Write out each line exactly as given. Leave the pictures out of your copy.

- - - - -

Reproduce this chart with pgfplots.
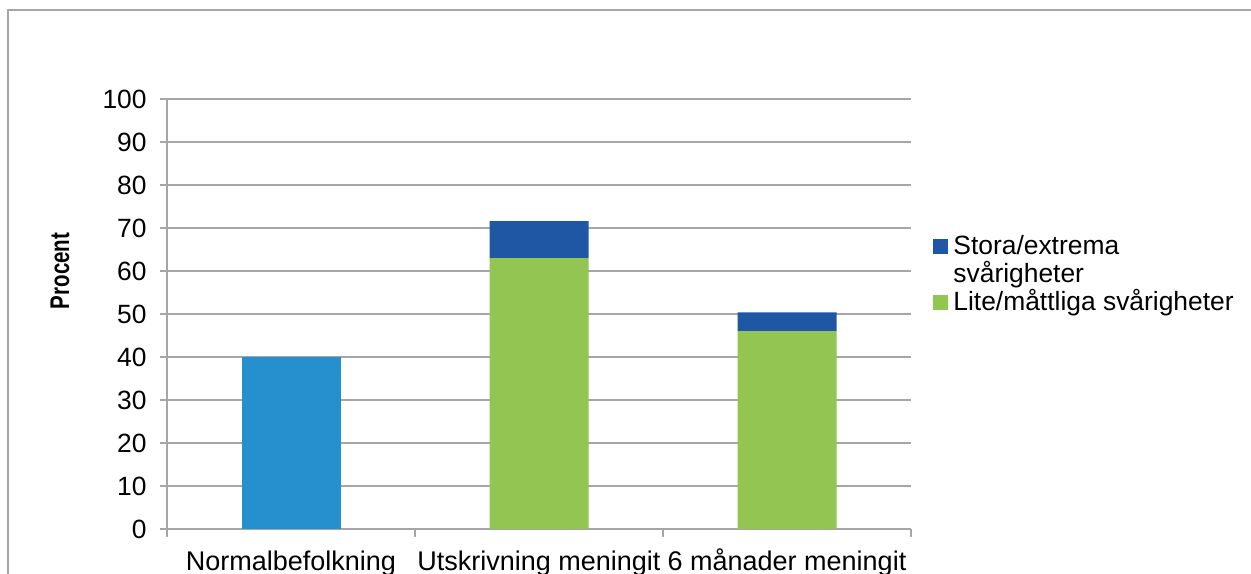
\documentclass[border=0pt]{standalone}
\usepackage{pgfplots}
\pgfplotsset{compat=1.18}
\usepackage{fontspec}
\setmainfont{Liberation Sans}
\definecolor{cNorm}{RGB}{38,143,206}
\definecolor{cDark}{RGB}{31,87,165}
\definecolor{cGreen}{RGB}{147,197,83}
\definecolor{gridc}{RGB}{165,165,170}
\begin{document}
\fontsize{13.2}{15}\selectfont
\begin{tikzpicture}
\useasboundingbox (0,0) rectangle (625.5pt,286.5pt);
\draw[gridc, line width=1pt] (4pt,-2pt) -- (4pt,281.5pt) -- (628pt,281.5pt);
\begin{axis}[
  at={(83.5pt,22pt)}, anchor=south west,
  scale only axis, width=372pt, height=215pt,
  ybar stacked, bar width=49.5pt,
  xmin=-0.5, xmax=2.5, ymin=0, ymax=100,
  xtick={0,1,2},
  xticklabels={Normalbefolkning, Utskrivning meningit, 6 månader meningit},
  ytick={0,10,...,100},
  axis x line*=bottom, axis y line*=left,
  axis line style={gridc, line width=1pt, -},
  ymajorgrids, grid style={gridc, line width=1pt},
  tick align=outside,
  major tick length=3.5pt,
  xtick style={draw=none},
  ytick style={gridc, line width=1pt},
  extra x ticks={-0.5,0.5,1.5,2.5},
  extra x tick labels={},
  extra x tick style={grid=none, major tick length=4pt, xtick style={draw=gridc, line width=1pt}},
  /pgf/number format/assume math mode=true,
  tick label style={font=\fontsize{13.2}{15}\selectfont, text=black},
  yticklabel style={inner sep=0pt, xshift=-6.5pt},
  xticklabel style={font=\fontsize{13.5}{15}\selectfont, inner sep=0pt, anchor=north,
    text height=9.7pt, text depth=2.8pt, yshift=-7.5pt},
  ylabel={\scalebox{0.76}[1]{\fontsize{13.5}{15}\selectfont\bfseries Procent}},
  ylabel style={at={(rel axis cs:-0.1438,0.6)}, anchor=center},
  reverse legend,
  legend image code/.code={\fill[#1] (0pt,0pt) rectangle (7.5pt,7.5pt);},
  legend style={at={(rel axis cs:1.0296,0.684)}, anchor=north west, draw=none, fill=none,
    inner sep=0pt, row sep=1.5pt, column sep=2.5pt,
    font=\fontsize{13.2}{14.5}\selectfont,
    nodes={inner sep=0pt, anchor=base west, text height=9.5pt, text depth=3pt}},
]
\addplot[fill=cNorm, draw=none, forget plot] coordinates {(0,40) (1,0) (2,0)};
\addplot[fill=cGreen, draw=none] coordinates {(0,0) (1,63) (2,46)};
\addlegendentry{Lite/måttliga svårigheter}
\addlegendimage{empty legend}
\addlegendentry{svårigheter}
\addplot[fill=cDark, draw=none] coordinates {(0,0) (1,8.6) (2,4.4)};
\addlegendentry{Stora/extrema}
\end{axis}
\end{tikzpicture}
\end{document}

- - - - -

ANSWER TO THIS TASK
Reproduce this chart with pgfplots.
\documentclass[border=0pt]{standalone}
\usepackage{pgfplots}
\pgfplotsset{compat=1.18}
\usepackage{fontspec}
\setmainfont{Liberation Sans}
\definecolor{cNorm}{RGB}{38,143,206}
\definecolor{cDark}{RGB}{31,87,165}
\definecolor{cGreen}{RGB}{147,197,83}
\definecolor{gridc}{RGB}{165,165,170}
\begin{document}
\fontsize{13.2}{15}\selectfont
\begin{tikzpicture}
\useasboundingbox (0,0) rectangle (625.5pt,286.5pt);
\draw[gridc, line width=1pt] (4pt,-2pt) -- (4pt,281.5pt) -- (628pt,281.5pt);
\begin{axis}[
  at={(83.5pt,22pt)}, anchor=south west,
  scale only axis, width=372pt, height=215pt,
  ybar stacked, bar width=49.5pt,
  xmin=-0.5, xmax=2.5, ymin=0, ymax=100,
  xtick={0,1,2},
  xticklabels={Normalbefolkning, Utskrivning meningit, 6 månader meningit},
  ytick={0,10,...,100},
  axis x line*=bottom, axis y line*=left,
  axis line style={gridc, line width=1pt, -},
  ymajorgrids, grid style={gridc, line width=1pt},
  tick align=outside,
  major tick length=3.5pt,
  xtick style={draw=none},
  ytick style={gridc, line width=1pt},
  extra x ticks={-0.5,0.5,1.5,2.5},
  extra x tick labels={},
  extra x tick style={grid=none, major tick length=4pt, xtick style={draw=gridc, line width=1pt}},
  /pgf/number format/assume math mode=true,
  tick label style={font=\fontsize{13.2}{15}\selectfont, text=black},
  yticklabel style={inner sep=0pt, xshift=-6.5pt},
  xticklabel style={font=\fontsize{13.5}{15}\selectfont, inner sep=0pt, anchor=north,
    text height=9.7pt, text depth=2.8pt, yshift=-7.5pt},
  ylabel={\scalebox{0.76}[1]{\fontsize{13.5}{15}\selectfont\bfseries Procent}},
  ylabel style={at={(rel axis cs:-0.1438,0.6)}, anchor=center},
  reverse legend,
  legend image code/.code={\fill[#1] (0pt,0pt) rectangle (7.5pt,7.5pt);},
  legend style={at={(rel axis cs:1.0296,0.684)}, anchor=north west, draw=none, fill=none,
    inner sep=0pt, row sep=1.5pt, column sep=2.5pt,
    font=\fontsize{13.2}{14.5}\selectfont,
    nodes={inner sep=0pt, anchor=base west, text height=9.5pt, text depth=3pt}},
]
\addplot[fill=cNorm, draw=none, forget plot] coordinates {(0,40) (1,0) (2,0)};
\addplot[fill=cGreen, draw=none] coordinates {(0,0) (1,63) (2,46)};
\addlegendentry{Lite/måttliga svårigheter}
\addlegendimage{empty legend}
\addlegendentry{svårigheter}
\addplot[fill=cDark, draw=none] coordinates {(0,0) (1,8.6) (2,4.4)};
\addlegendentry{Stora/extrema}
\end{axis}
\end{tikzpicture}
\end{document}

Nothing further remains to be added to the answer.